Architecting and Rearchitecting

I want this to be a continuing series on lessons I’ve got from being part of building realtime serverless system with over 1 million transactions per day in aws.

Part 1

Back in 2022, We had an untamed, all hands on deck MVP rush for our offshoring startup product in the remote healthcare space. We were trying not just to get the MVP running but have the features promised delivered in succession. Although coding standards took a back seat under the CTO supervision, somewhere along the way we kind of hit a balance between the standards and architecture pile up to not mess with it much. I learnt lots of lessons in Serverless and Distributed computing.

We might have had a lots of technical debt chasing us down the road, but in retrospective, the solutions and alternatives were always there without breaking changes in the architecture. We cannot be proud of how some parts of ours evolved, e.g piling up logical paths on the lambdas, but We found ways to think about how to solve them short term and long term.

Technically right decisions

How much do we do separation of concern in lambdas? hmm, Imagine we have multiple pathways with a similar logical base, do we go for lambda for each path so as to maintain logical/availability isolation (so it runs independent of any other lambda crashes) or do we do a processor lambda and call others as functions?.

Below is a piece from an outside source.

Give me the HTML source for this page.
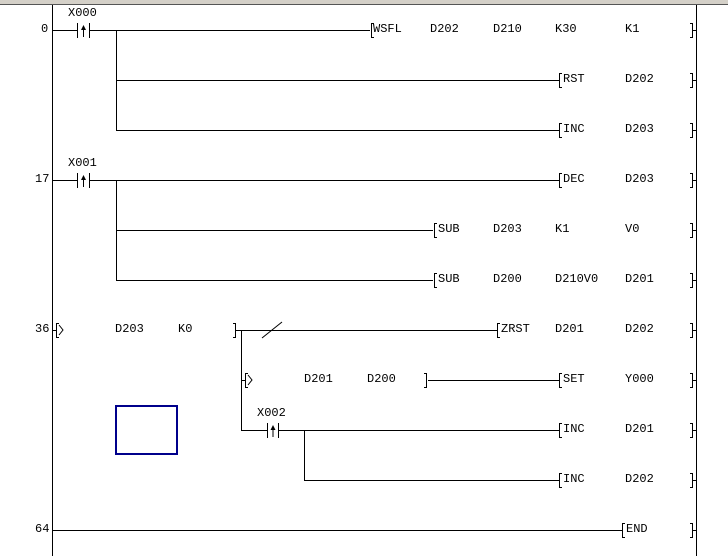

I’ve been part of offshore development team in many early stage startups, and constrained development is all I know. In these architectural choices, I have understood is there is no right answer. If we imagine the right answer as a box, each side is a dimension on cost, time, short/long term solution, Operating domain, available tools, developer capacity, Startup priorities and Compliances. As you can see, dimensions ranges from technical to business complexities and the box will never be perfect, it will always be deformed in various degrees as the product evolves through the stages.

In the lambda processor situation above, having a processor lambda and making it all as different functions will a right solution if the logical pathways are having small execution time and we dont need isolation, i.e, Even if we dont need isolation on the functions, if there are three pathways each costs 1 second, we may be holding the lambda for 3 seconds untill all of them completes, but can we bloat it with 30 different pathways, just because they share the same logical base?, it will exceed the API gateway time. So that particular logic will be a right answer in a MVP stage, but later, it cannot be sustained.

Our business logic involves a lots of alarms, You can imagine it, as it is a healthcare space and More importantly since we are in a realtime healthcare monitoring, Alarms are of an high priority thing and the endpoint is a mobile device. Earlier in our MVP rush, we had alarm push notifications in the same lambda as the alarm processing. That is, if an alarm qualifies we send the push notifications. Easy to think. We shipped it faster, got through the initial market validations and customer aquisitions.

But as the time went on, we had many different types of alarms, we needed those alarms into history, into some charts etc, the alarm processing got bigger and bigger. All we could think of as a short term solutions were piling up on these already fattening lambdas. While we were pondering on the implications and how to go about sustaining our system, our CTO informed us of a sales break (Product sales would be the focus), where our development would focus on technical debt.

We dived right into a rearchitecture mission. From a very sequence action oriented (Alarm -> Processing -> Push notification -> Data processing), We pivoted to event driven architecture where we had an event table at the center. Now, any alarm creates an event and downstream lambdas tied on queues and streams take it over - Push notification lambdas does their business, Statistics lambda does their business. It doesnt matter any other lambdas fail, alarms now reach safely to the customers (which is a concern in healthcare domain). This particular rearechitecture has been resilient for long term now and gave us breathing space to new features extending off of it easily.

I always think about it, isn’t piling up on the lambdas in the first place right decision? Given where our product was, it had been the right decision. But technically it was far from it. Technically right decisions aren’t always the right decisions for the products in this space. There should always be a balance between technically right decisions and right decisions for the product.

We had the foresight to rearchitect before the system lost its ways, a point of no return (where the cost of rearchitecture is more than startup can handle). That foresight is what I think an skill we need to master in the distributed computing space, to have the architecture run in our heads, know where the bottlenecks are, have the measurements simulated to know where the next deal breaker is going to be. It’s a skill to architecture and rearchitecture.